February is so much more than, “what are we going to do on Valentine’s day?”
Single or not, we can make the most of our February with these:
ON REPEAT: THIS PLAYLIST
A little lovey-dovey vibe when we’re taking a little break from Lala Land :
TURNING DOWN BODY SHAMING
Ever since seeing realistic Disney Princess waistline, we go, “I started to love who I was rather than always trying to fit what I thought society wanted me to be, I gained a whole new side of life. This is the side I am trying to bring to the @missuniverse competition.” Exactly like Miss Canada.
COMPLETING SELF-LOVE CHECKLIST
Making self-love happen:
[ ] finding exercise that we actually enjoy
[ ] saying no to things you don’t want
[ ] making easy healthy breakfast
[ ] stop comparing her feed against yours
LONG LASTING (KISSABLE) LIPSTICKS
We don’t want to look like a watered down version of Harley Quinn. Lipstick smudge on cheeks is not appropriate for most occasions. So, we are always on a quest of searching lipstick that doesn’t transfer easily. A couple reviews said we should go with Marc Jacobs Le Marc Lip Cream. Curious.
VALENTINE BAKING: NUTELLA SOUFFLE
ADDING OUR V-DAY GIFT WISHLIST
Although flowers are tradition, we wish for something that doesn’t wilt, so we can actually keep it.

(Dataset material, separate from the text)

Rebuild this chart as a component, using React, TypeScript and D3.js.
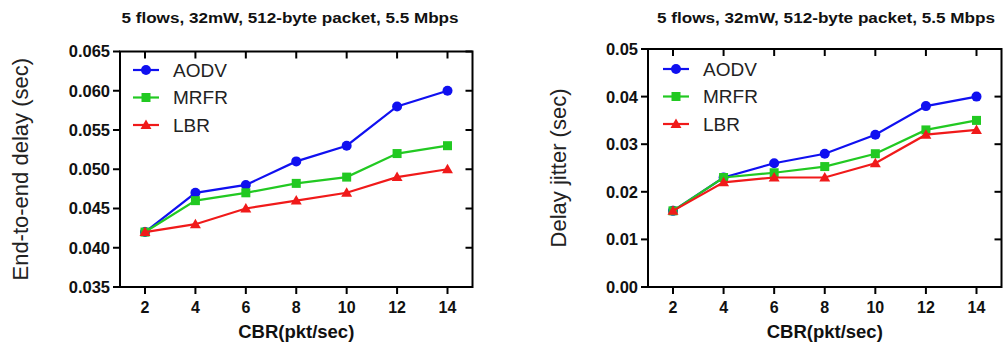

We’re thinking Kikki K jar (a jar filled with 20 reasons why I love you) or Tell My Tales frame (getting a writer and an illustrator to write and draw our (love) stories). Sweet.
HEARING PEOPLE NOT FEELING TRUMP'S LOVE
Keeping up with Trump is the new Keeping up with Kardhasian. When the news report a thing more often than the Kardashian clan, something massive is unfolding. This month, we're going to hear Trump making massive changes and how people don't like it. Currently, he stopped welcoming refugees and blocking visits from 7 Muslim countries for terrorism reasons. The acting attorney general, who's supposed to support the president, refuse Trump's order at Monday morning and got fired on Monday night. Trump's not stopping. On another note, Trump insisted on making Mexico pay for US-Mexico border wall. The Mexican president, of course, refused. In the midst of the political tension, the Mexicans got mad, spitting salsa at Melania Trump's innapropriate Vanity Fair cover. These 2 things are not even a tenth of the drama.
HEARING WEIRD LOVE STORIES
If you think your story from high school is cringe-worthy, well, after hearing these, you’re going to believe: love is weird. Check these out: wedding proposal which makes a spoon sounds special, having 3 serious boyfriends, and disastrous kiss cam proposal:
ROMEO & JULIET DRINKING CHALLENGE
This is fun. Gather your girlfriends, prepare tons of drinks, watch Hailee Steinfeld and Chuck Bass (I mean Ed Westwick) speaking fluent Shakespearean, then drink every time some character tries to woo.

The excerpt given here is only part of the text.